Dangote’s tomato paste factory, the biggest in Nigeria, grounded by lack of tomatoes
One year and five months after it was launched, Africa’s biggest tomato plant in the commercial city of Kano owned by the Dangote Group has been grounded by lack of tomato supply from local farmers.
According to Reuters, the plant has so far been unable to find other supplies despite Nigeria producing some 1.5 million tons of tomatoes annually.
Aliko Dangote, owner of Dangote Group and Africa’s richest man, launched the plant in March 2016, contracting Italian engineers working for months on a €350-a-day allowance to set up the machines outside Kano.
It was a welcome move to halt Nigeria’s importation of tomato paste annually, which is estimated to be up to 400,000 tons.
Dangote Group had thought of every technical detail, even setting up a control room linking its engineers to experts in Italy in case there was a problem.
But Reuters reports that the Group underestimated the difficulties involved in getting tomatoes, despite signing deals with some 5,000 farmers guaranteeing them to pay more than the market price.
The farmers have been unable to produce the quality and quantity needed by the plant to make paste due to lack of fertilizers and the drudgery of working with their bare hands. Much of last season’s output was wiped out by a pest, the report said.
Bar a few weeks, the plant has been standing idle, said A.L. Kaito, the frustrated Managing Director of Dangote Farms, who is in charge of the plant.
“We are trying to weather out the storm,” Kaito said. “The cost is horrendous. It’s a nightmare.”
Dangote spent some N4billion ($12.74 million) on the plant and now plans to set up its own tomato cultivation scheme for around N10billion to cover up to 70 percent of its needs, buying land and tractors. Experts from Israel, Mexico and Spain will be flown in.

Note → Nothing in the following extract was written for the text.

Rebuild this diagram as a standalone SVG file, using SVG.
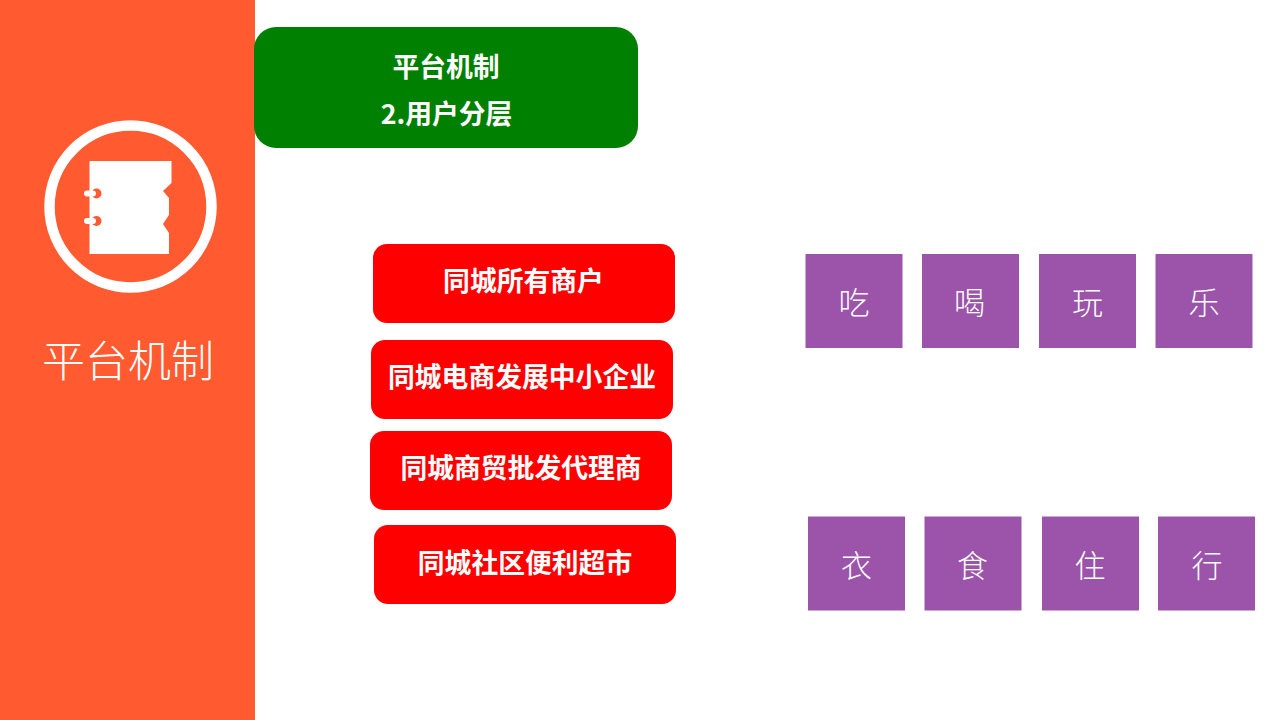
<svg xmlns="http://www.w3.org/2000/svg" width="1280" height="720" viewBox="0 0 1280 720">
<style>
text{font-family:"Noto Sans CJK SC","Liberation Sans",sans-serif;text-anchor:middle;fill:#fff}
.r{fill:#f00}
.p{fill:#9b54a9}
.b{font-size:26.800px;font-weight:700}
.t{font-size:31px;font-weight:300}
</style>
<rect width="1280" height="720" fill="#fff"/>
<g id="sidebar">
<rect width="255" height="720" fill="#ff5a30"/>
<circle cx="130.500" cy="206.500" r="81" fill="none" stroke="#fff" stroke-width="10.500"/>
<path d="M89.500 161H171.500V183L163 191L169 198V215L163 224L169 233V254H89.500Z" fill="#fff"/>
<g fill="#ff5a30"><circle cx="96.500" cy="193.500" r="5"/><circle cx="96.500" cy="221" r="5"/></g>
<g fill="#fff"><rect x="84" y="190.500" width="12" height="6" rx="3"/><rect x="84" y="218" width="12" height="6" rx="3"/></g>
<text x="128" y="377" font-size="43" font-weight="300">平台机制</text>
</g>
<g id="title">
<rect x="254" y="27" width="384" height="121" rx="22" fill="#008000"/>
<text class="b" x="446" y="77">平台机制</text>
<text class="b" x="446.500" y="124">2.用户分层</text>
</g>
<g id="r1"><rect class="r" x="373" y="244" width="302" height="79" rx="14"/><text class="b" x="523.500" y="291">同城所有商户</text></g>
<g id="r2"><rect class="r" x="371" y="340" width="302" height="79" rx="14"/><text class="b" x="522" y="387">同城电商发展中小企业</text></g>
<g id="r3"><rect class="r" x="370" y="431" width="302" height="79" rx="14"/><text class="b" x="521" y="478">同城商贸批发代理商</text></g>
<g id="r4"><rect class="r" x="374" y="525" width="302" height="79" rx="14"/><text class="b" x="525" y="573">同城社区便利超市</text></g>
<g id="p1"><rect class="p" x="805.500" y="254" width="97" height="94"/><text class="t" x="854" y="314">吃</text></g>
<g id="p2"><rect class="p" x="922" y="254" width="97" height="94"/><text class="t" x="969.500" y="314">喝</text></g>
<g id="p3"><rect class="p" x="1039" y="254" width="97" height="94"/><text class="t" x="1087.500" y="314">玩</text></g>
<g id="p4"><rect class="p" x="1155.500" y="254" width="97" height="94"/><text class="t" x="1204" y="314">乐</text></g>
<g id="p5"><rect class="p" x="808" y="516.500" width="97" height="94"/><text class="t" x="856.500" y="577">衣</text></g>
<g id="p6"><rect class="p" x="924.500" y="516.500" width="97" height="94"/><text class="t" x="972.500" y="577">食</text></g>
<g id="p7"><rect class="p" x="1042" y="516.500" width="97" height="94"/><text class="t" x="1090" y="577">住</text></g>
<g id="p8"><rect class="p" x="1158" y="516.500" width="97" height="94"/><text class="t" x="1207" y="577">行</text></g>
</svg>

The tomato plant, however, hopes to restart work in January at just half its capacity of 1,200 tons a day after the next season, in the meantime costing N5million every month.

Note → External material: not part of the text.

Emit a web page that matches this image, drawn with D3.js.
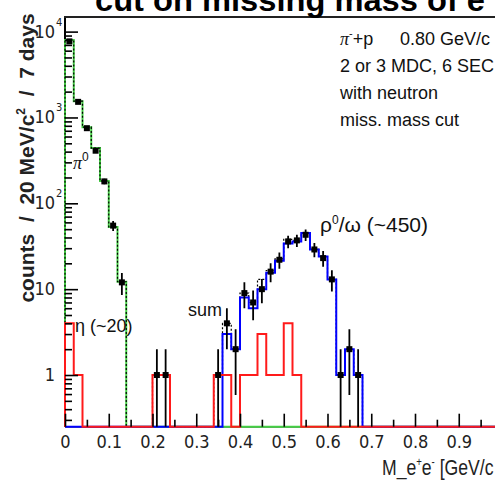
<!DOCTYPE html>
<html lang="en">
<head>
<meta charset="UTF-8">
<title>Dielectron invariant mass</title>
<script src="https://d3js.org/d3.v7.min.js"></script>
<style>
  body { margin: 0; background: #fff; }
  svg { display: block; }
  text { white-space: pre; }
  .tick-label { font-family: "Liberation Sans Narrow", "DejaVu Sans Condensed", Arial, sans-serif; font-size: 18px; fill: #222; }
  .note { font-family: "Liberation Sans", Arial, sans-serif; font-size: 18px; fill: #111; }
  .greek { font-family: "Liberation Serif", "DejaVu Serif", serif; font-style: italic; }
</style>
</head>
<body>
<svg id="chart"></svg>
<script>
const width = 495, height = 481;
const binWidth = 0.02, nBins = 50;

// pi0 simulation (green), lower bin edge + counts
const pi0Low = [0, 0.02, 0.04, 0.06, 0.08, 0.10, 0.12];
const pi0Counts = [8000, 1550, 770, 440, 182, 53, 12.2];

// eta simulation (red)
const etaLow = [0, 0.02, 0.20, 0.22, 0.34, 0.36, 0.40, 0.42, 0.44, 0.46, 0.48, 0.50, 0.52];
const etaCounts = [4, 1, 1, 1, 1, 1, 1, 1, 3, 1, 1, 4, 1];

// rho0/omega simulation (blue)
const rhoLow = [0.36, 0.38, 0.40, 0.42, 0.44, 0.46, 0.48, 0.50, 0.52, 0.54, 0.56, 0.58, 0.60, 0.62, 0.64, 0.66];
const rhoCounts = [3, 2, 8, 6, 10, 15.5, 21.5, 34, 36, 45, 29, 24, 13, 1, 2, 1];

// measured points (bin centre, counts)
const dataCenters = [0.01, 0.03, 0.05, 0.07, 0.09, 0.11, 0.13, 0.21, 0.23,
  0.35, 0.37, 0.39, 0.41, 0.43, 0.45, 0.47, 0.49, 0.51, 0.53, 0.55, 0.57, 0.59, 0.61, 0.63, 0.65, 0.67];
const dataCounts = [7700, 1520, 750, 410, 180, 55, 12, 1, 1,
  1, 4, 2, 9, 7, 10, 16, 22, 36, 37, 43, 29, 23, 13, 1, 2, 1];

const xTickValues = [0, 0.1, 0.2, 0.3, 0.4, 0.5, 0.6, 0.7, 0.8, 0.9];
const xTickLabels = ["0", "0.1", "0.2", "0.3", "0.4", "0.5", "0.6", "0.7", "0.8", "0.9"];
const yTickValues = [1, 10, 100, 1000, 10000];
const yTickBases = ["1", "10", "10", "10", "10"];
const yTickExps = ["", "", "2", "3", "4"];

const plotLeft = 65, plotTop = 17, plotBottom = 426.7;

const svg = d3.select("#chart").attr("width", width).attr("height", height);

const x = d3.scaleLinear().domain([0, 1]).range([plotLeft, 502.5]);
const y = d3.scaleLog().domain([0.25, 14800]).range([plotBottom, plotTop]);

svg.append("defs").append("clipPath").attr("id", "plotClip")
  .append("rect").attr("x", plotLeft - 2).attr("y", plotTop).attr("width", width - plotLeft + 2).attr("height", plotBottom - plotTop + 3);

function toBins(lows, counts) {
  const arr = new Array(nBins).fill(0);
  lows.forEach((lo, i) => { arr[Math.round(lo / binWidth)] = counts[i]; });
  return arr;
}

const pi0Bins = toBins(pi0Low, pi0Counts);
const etaBins = toBins(etaLow, etaCounts);
const rhoBins = toBins(rhoLow, rhoCounts);
const sumBins = pi0Bins.map((v, i) => v + etaBins[i] + rhoBins[i]);

const yOf = v => v > 0 ? y(v) : plotBottom;
const step = d3.line().x(d => x(d[0])).y(d => yOf(d[1])).curve(d3.curveStepAfter);
const histPoints = bins => [[0, 0], ...bins.map((v, i) => [i * binWidth, v]), [1, 0]];

// axis lines first, histograms are drawn over them
svg.append("line").attr("x1", plotLeft).attr("x2", width).attr("y1", plotBottom).attr("y2", plotBottom)
  .attr("stroke", "#000").attr("stroke-width", 1.5);
svg.append("line").attr("x1", plotLeft).attr("x2", plotLeft).attr("y1", plotTop).attr("y2", plotBottom)
  .attr("stroke", "#000").attr("stroke-width", 2);
svg.append("line").attr("x1", plotLeft - 1).attr("x2", width).attr("y1", plotTop).attr("y2", plotTop)
  .attr("stroke", "#222").attr("stroke-width", 2);

const plot = svg.append("g").attr("clip-path", "url(#plotClip)");

plot.append("path").attr("d", step(histPoints(pi0Bins)))
  .attr("fill", "none").attr("stroke", "#44d044").attr("stroke-width", 2);
plot.append("path").attr("d", step(histPoints(sumBins)))
  .attr("fill", "none").attr("stroke", "#000").attr("stroke-width", 1.2).attr("stroke-dasharray", "2,2");
plot.append("path").attr("d", step(histPoints(rhoBins)))
  .attr("fill", "none").attr("stroke", "#0000ff").attr("stroke-width", 2);
plot.append("path").attr("d", step(histPoints(etaBins)))
  .attr("fill", "none").attr("stroke", "#ff1a1a").attr("stroke-width", 2);

// data points with sqrt(N) error bars
const pts = plot.append("g");
dataCenters.forEach((c, i) => {
  const n = dataCounts[i], e = Math.sqrt(n);
  pts.append("line")
    .attr("x1", x(c)).attr("x2", x(c))
    .attr("y1", y(n + e)).attr("y2", yOf(n - e))
    .attr("stroke", "#000").attr("stroke-width", 1.8);
  pts.append("rect")
    .attr("x", x(c) - 3).attr("y", y(n) - 3).attr("width", 6).attr("height", 6)
    .attr("fill", "#000");
});

// x axis ticks (inward)
const xMajor = svg.append("g").attr("transform", `translate(0,${plotBottom})`)
  .call(d3.axisBottom(x).tickValues(xTickValues).tickSizeInner(-13).tickSizeOuter(0).tickPadding(9)
    .tickFormat((d, i) => xTickLabels[i]));
xMajor.select(".domain").remove();
xMajor.selectAll("line").attr("stroke", "#000").attr("stroke-width", 1.6);
xMajor.selectAll("text").attr("class", "tick-label").attr("fill", null);
xMajor.attr("font-size", null).attr("font-family", null);

const xMinor = svg.append("g").attr("transform", `translate(0,${plotBottom})`)
  .call(d3.axisBottom(x).tickValues(xTickValues.map(v => v + 0.05)).tickSizeInner(-7).tickSizeOuter(0).tickFormat(""));
xMinor.select(".domain").remove();
xMinor.selectAll("line").attr("stroke", "#000").attr("stroke-width", 1.6);

// y axis ticks (inward)
const yMinorValues = [];
[0.1, 1, 10, 100, 1000].forEach(dec => {
  for (let k = 2; k <= 9; k++) if (dec * k >= 0.25 && dec * k <= 14800) yMinorValues.push(dec * k);
});
const yMajor = svg.append("g").attr("transform", `translate(${plotLeft},0)`)
  .call(d3.axisRight(y).tickValues(yTickValues).tickSize(13).tickFormat(""));
yMajor.select(".domain").remove();
yMajor.selectAll("line").attr("stroke", "#000").attr("stroke-width", 1.6);
const yMinor = svg.append("g").attr("transform", `translate(${plotLeft},0)`)
  .call(d3.axisRight(y).tickValues(yMinorValues).tickSize(7).tickFormat(""));
yMinor.select(".domain").remove();
yMinor.selectAll("line").attr("stroke", "#000").attr("stroke-width", 1.6);

yTickValues.forEach((v, i) => {
  svg.append("text").attr("class", "tick-label")
    .attr("x", 55).attr("y", y(v) + 6).attr("text-anchor", "end").text(yTickBases[i]);
  if (yTickExps[i]) {
    svg.append("text").attr("class", "tick-label").style("font-size", "11px")
      .attr("x", 56).attr("y", y(v) - 6).text(yTickExps[i]);
  }
});

// title (cut at the top edge)
svg.append("text").attr("x", 95).attr("y", 11)
  .attr("textLength", 390).attr("lengthAdjust", "spacingAndGlyphs")
  .style("font-family", "'Liberation Sans', Arial, sans-serif").style("font-weight", "bold").style("font-size", "31px")
  .attr("fill", "#000").text("cut on missing mass of e");

// y axis title
const yTitle = svg.append("text")
  .attr("transform", "translate(34,158) rotate(-90)").attr("text-anchor", "middle")
  .style("font-family", "'Liberation Sans', Arial, sans-serif").style("font-weight", "bold").style("font-size", "21px")
  .attr("fill", "#222");
yTitle.append("tspan").text("counts  /  20 MeV/c");
yTitle.append("tspan").attr("dy", -9).style("font-size", "12px").text("2");
yTitle.append("tspan").attr("dy", 9).text("  /  7 days");

// x axis title
const xTitle = svg.append("text").attr("transform", "translate(382,475) scale(0.8,1)")
  .style("font-family", "'Liberation Sans', Arial, sans-serif").style("font-size", "22px")
  .attr("fill", "#222");
xTitle.append("tspan").text("M_e");
xTitle.append("tspan").attr("dy", -9).style("font-size", "12px").text("+");
xTitle.append("tspan").attr("dy", 9).text("e");
xTitle.append("tspan").attr("dy", -9).style("font-size", "12px").text("-");
xTitle.append("tspan").attr("dy", 9).text(" [GeV/c");

// annotations
const t1 = svg.append("text").attr("class", "note").attr("x", 340).attr("y", 45);
t1.append("tspan").attr("class", "greek").text("π");
t1.append("tspan").attr("dy", -8).style("font-size", "11px").text("-");
t1.append("tspan").attr("dy", 8).text("+p");
svg.append("text").attr("class", "note").attr("x", 400).attr("y", 45).text("0.80 GeV/c");
svg.append("text").attr("class", "note").attr("x", 340).attr("y", 72).text("2 or 3 MDC, 6 SEC");
svg.append("text").attr("class", "note").attr("x", 340).attr("y", 99).text("with neutron");
svg.append("text").attr("class", "note").attr("x", 340).attr("y", 126).text("miss. mass cut");

const tPi = svg.append("text").attr("class", "note").attr("x", 73).attr("y", 169);
tPi.append("tspan").attr("class", "greek").text("π");
tPi.append("tspan").attr("dy", -8).style("font-size", "12px").text("0");

svg.append("text").attr("class", "note").attr("x", 75).attr("y", 332).text("η (~20)");
svg.append("text").attr("class", "note").attr("x", 188).attr("y", 316).text("sum");

const tRho = svg.append("text").attr("class", "note").style("font-size", "21px").attr("x", 320).attr("y", 232);
tRho.append("tspan").text("ρ");
tRho.append("tspan").attr("dy", -8).style("font-size", "12px").text("0");
tRho.append("tspan").attr("dy", 8).text("/ω (~450)");
</script>
</body>
</html>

Dangote has kept workers sitting at home on the payroll: the Italians spent months training them on the new machines.
The investment is paltry for its owner, who is spending billions of dollars on cement plants, sugar and rice schemes across Africa. His cement business alone posted revenues worth in N615 billion in 2016.
It’s a powerful symbol of Nigeria’s uphill challenge to build up agricultural production and end costly food imports to feed its 190 million people.